Parents are often a very important part of that success. Choosing a Chinese immersion program often means extra work at home to keep children on track.

"I know going to an immersion program is a sacrifice for us. We, however, feel very strongly about school and our involvement. So, taking on that responsibility is something we already know we are going to do," said Miranda, mother of Aniya.

"It does require a lot of involvement from the parents. It was a big part of my kids growing up," said Kit, mother of Eli. She said when Eli was little, she would only hire baby-sitters who spoke Chinese or Spanish. She played Chinese TV at home and put on Chinese-language audios or videos when driving the children in the car.

Kit also has sent Eli and his brothers to a Chinese immersion camp run by Concordia Language Village in Minnesota almost every summer. Eli also went to Middlebury College, a renowned language-teaching school in Vermont, for its program for high school children. She also hired private tutors to help Eli.

"If you want your kids to really speak the language well, you really need to do something outside of the program," she said.

Eli still learns Chinese at his high school with a one-hour Chinese lesson every day. He said the majority of students who started with him in kindergarten are still actively learning Chinese. Many of them went to China in 5th grade on a trip organized by the school.

Although Eli hasn't decided what he wants to do in the future, he said that he envisions a career in which Chinese will be a very active part of his job. "I will be very disappointed if I do not do that," he said. "I really enjoy using it and I really enjoy going to China."

What Miranda says she enjoys the most is when she and her two daughters participate in Chinese cultural events, using what they have learned.
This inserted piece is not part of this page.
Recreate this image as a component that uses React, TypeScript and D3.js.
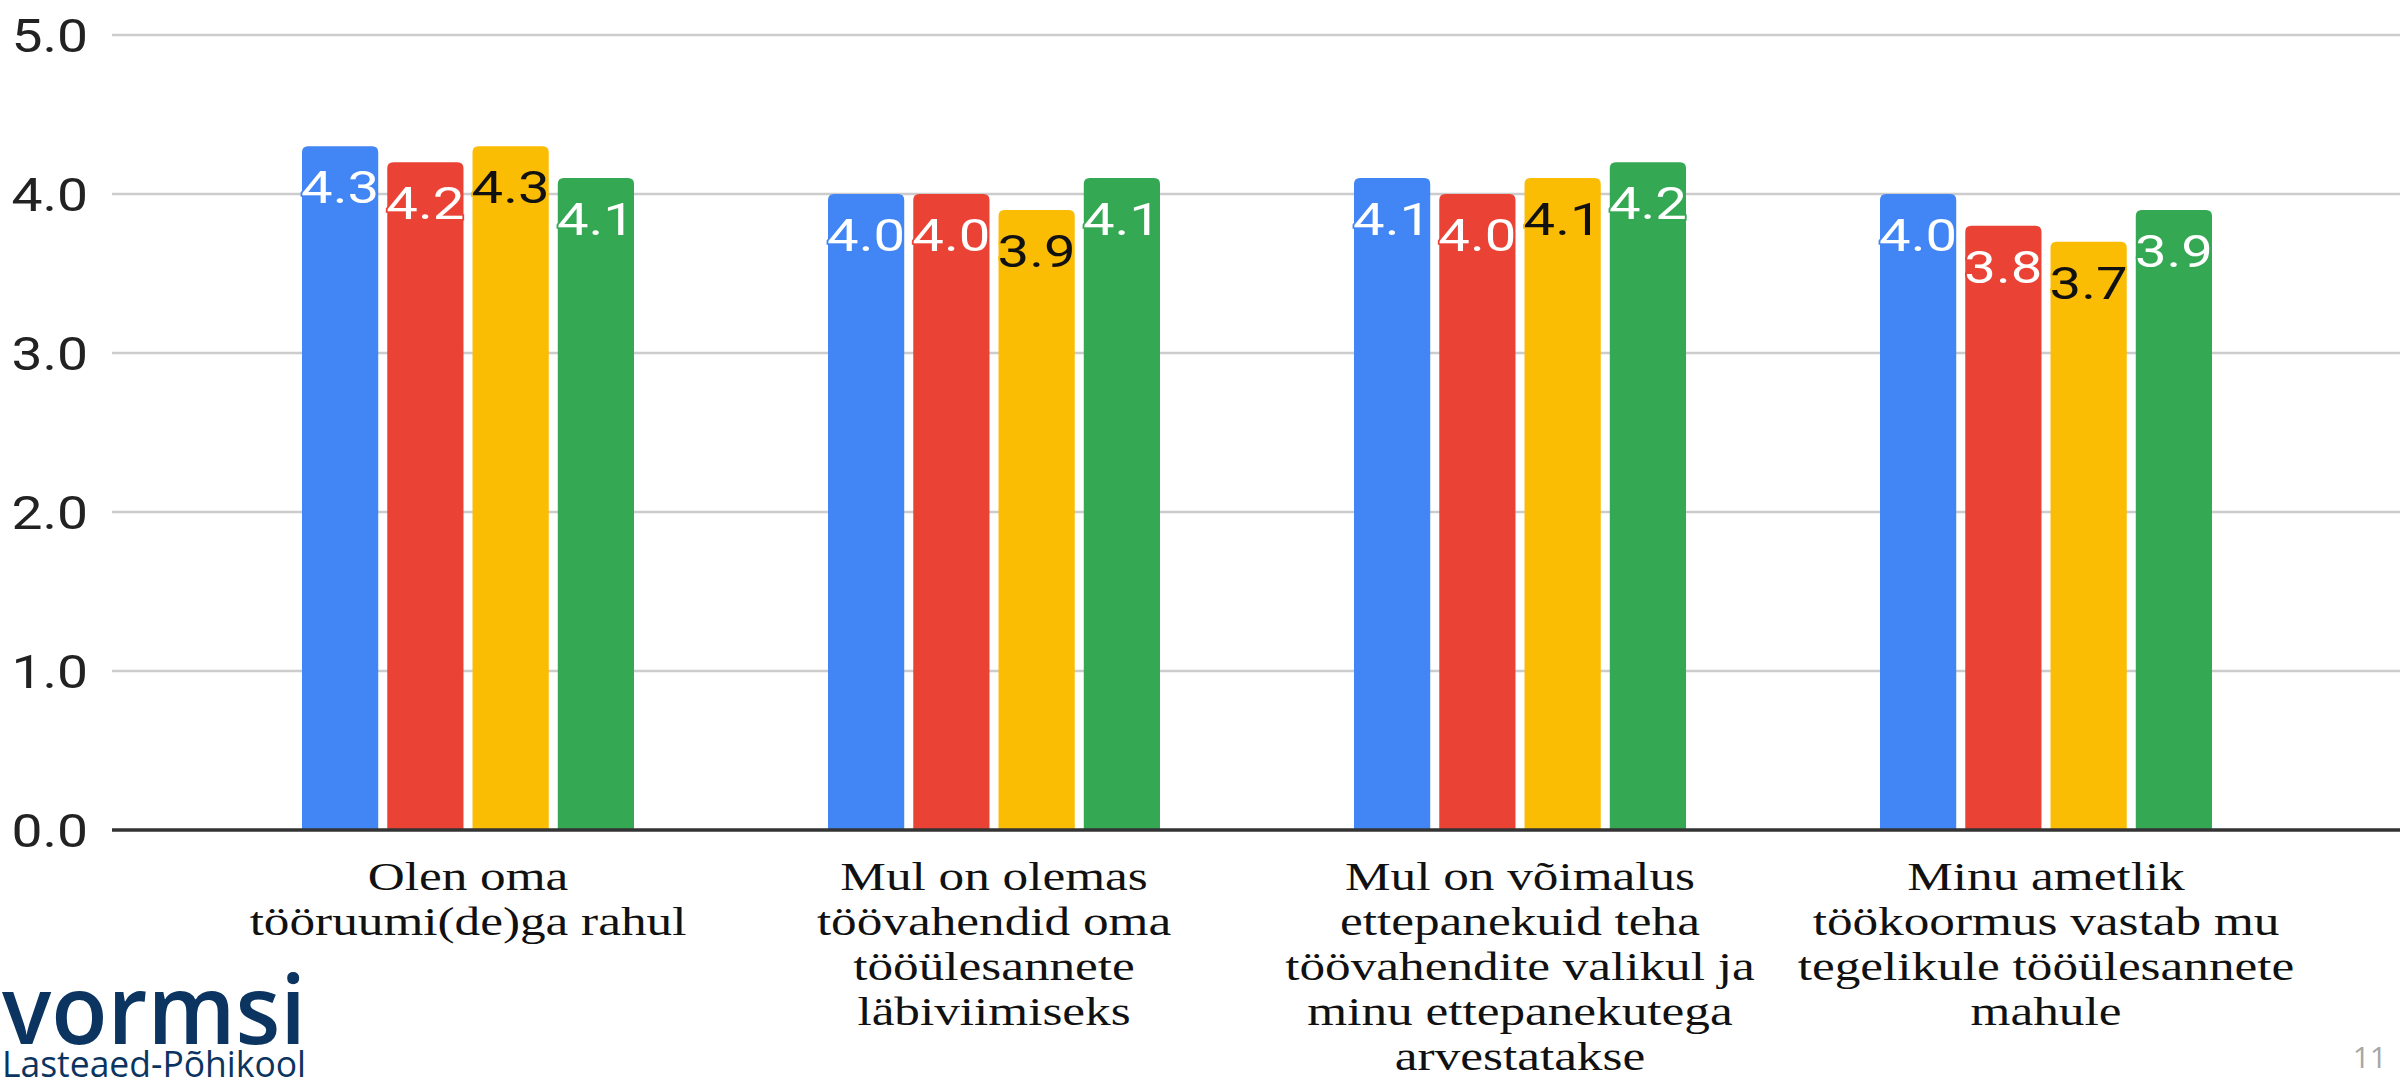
import React from "react";
import * as d3 from "d3";

const categories: string[][] = [
  ["Olen oma", "tööruumi(de)ga rahul"],
  ["Mul on olemas", "töövahendid oma", "tööülesannete", "läbiviimiseks"],
  ["Mul on võimalus", "ettepanekuid teha", "töövahendite valikul ja", "minu ettepanekutega", "arvestatakse"],
  ["Minu ametlik", "töökoormus vastab mu", "tegelikule tööülesannete", "mahule"],
];
const categoryKeys = ["c1", "c2", "c3", "c4"];
const seriesNames = ["Seeria 1", "Seeria 2", "Seeria 3", "Seeria 4"];
const seriesColors = ["#4285F4", "#EA4335", "#FBBC04", "#34A853"];
const labelColors = ["#ffffff", "#ffffff", "#111111", "#ffffff"];
const series1 = [4.3, 4.0, 4.1, 4.0];
const series2 = [4.2, 4.0, 4.0, 3.8];
const series3 = [4.3, 3.9, 4.1, 3.7];
const series4 = [4.1, 4.1, 4.2, 3.9];
const seriesValues = [series1, series2, series3, series4];
const yTicks = [0, 1, 2, 3, 4, 5];

const W = 2400;
const H = 1080;
const SX = 1.25;
const SERIF = '"Liberation Serif", "Times New Roman", Times, serif';
const SANS = 'Roboto, "Liberation Sans", Arial, sans-serif';

function topRoundedBar(x: number, y: number, w: number, h: number, r: number) {
  const rr = Math.min(r, h);
  return `M${x},${y + h}V${y + rr}Q${x},${y} ${x + rr},${y}H${x + w - rr}Q${x + w},${y} ${x + w},${y + rr}V${y + h}Z`;
}

export default function App() {
  const y = d3.scaleLinear().domain([0, 5]).range([830, 35]);
  const x0 = d3.scaleBand<string>().domain(categoryKeys).range([205, 2309]).paddingInner(0).paddingOuter(0);
  const groupW = 332;
  const x1 = d3.scaleBand<string>().domain(seriesNames).range([-groupW / 2, groupW / 2]).paddingInner(0.106).paddingOuter(0);
  const bw = x1.bandwidth();

  return (
    <svg width={W} height={H} style={{ position: "absolute", left: 0, top: 0, background: "#fff" }}>
      <rect x={0} y={0} width={W} height={H} fill="#ffffff" />
      {yTicks.filter((t) => t !== 0).map((t) => (
        <line key={"g" + t} x1={112} x2={W} y1={y(t)} y2={y(t)} stroke="#cccccc" strokeWidth={2.5} />
      ))}
      {yTicks.map((t) => (
        <text
          key={"yl" + t}
          transform={`translate(88,${y(t) + 17}) scale(1.2,1)`}
          textAnchor="end"
          style={{ fontFamily: SANS, fontSize: 46 }}
          fill="#222"
        >
          {t.toFixed(1)}
        </text>
      ))}
      {categoryKeys.map((c, ci) => {
        const cx = (x0(c) as number) + x0.bandwidth() / 2;
        return (
          <g key={c}>
            {seriesNames.map((s, si) => {
              const v = seriesValues[si][ci];
              const bx = cx + (x1(s) as number);
              const top = y(v);
              return (
                <g key={s}>
                  <path d={topRoundedBar(bx, top, bw, y(0) - top, 6)} fill={seriesColors[si]} />
                  <text
                    transform={`translate(${bx + bw / 2},${top + 57}) scale(${SX},1)`}
                    textAnchor="middle"
                    style={{ fontFamily: SANS, fontSize: 45, paintOrder: "stroke" }}
                    fill={labelColors[si]}
                    stroke={seriesColors[si]}
                    strokeWidth={3}
                  >
                    {v.toFixed(1)}
                  </text>
                </g>
              );
            })}
            {categories[ci].map((line, li) => (
              <text
                key={li}
                transform={`translate(${cx},${890 + li * 45}) scale(${SX},1)`}
                textAnchor="middle"
                style={{ fontFamily: SERIF, fontSize: 41 }}
                fill="#111"
              >
                {line}
              </text>
            ))}
          </g>
        );
      })}
      <line x1={112} x2={W} y1={y(0)} y2={y(0)} stroke="#333333" strokeWidth={3.5} />
      <text x={2} y={1044} style={{ fontFamily: '"Open Sans", "Noto Sans", sans-serif', fontWeight: 600, fontSize: 96 }} fill="#0b3461" textLength={304} lengthAdjust="spacingAndGlyphs">
        vormsi
      </text>
      <text x={2} y={1077} style={{ fontFamily: '"Open Sans", "Noto Sans", sans-serif', fontWeight: 500, fontSize: 36 }} fill="#0b3461" textLength={304} lengthAdjust="spacingAndGlyphs">
        Lasteaed-Põhikool
      </text>
      <text x={2387} y={1068} textAnchor="end" style={{ fontFamily: '"Open Sans", Calibri, sans-serif', fontSize: 30 }} fill="#a6a6a6">
        11
      </text>
    </svg>
  );
}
"The kids were really involved. They looked for ways to get out there to showcase that there is this school and they are growing and learning and doing well. All the parents were amazed when seeing them. It is a beautiful thing," said Miranda.

Major events

With continuing cultural exchanges among the US and China and a large Chinese-American population in the greater Washington area, the school has had many opportunities to be part of some major events, including welcoming Chinese president Hu Jintao's state visit to the US in 2011.

"Learning about another culture helps them to appreciate not just other culture, but their own. They are more aware that people are different and can embrace a variety of cultures and religions, it really broadens their minds," Miranda said.

Nepay, the BIA founder, said this kind of extracurricular event really motivate her students and is a very important part of what makes the Chinese immersion program at her school special. "Now other programs were motivated to reach out and do the same," she said.

Miranda is already thinking about how to keep up Aniya's learning Chinese after graduating from BIA. She said the program has opened up so many possibilities for her daughters.

"You do not have to be doctors or veterinarians. You can be an ambassador, a mediator, an interpreter. This just opens up a whole world that is not available for me when I grew up," she said. "I look back and think about being so nervous sending her (to the school), and I looked at them growing and blossoming, I am so glad that we took the chance."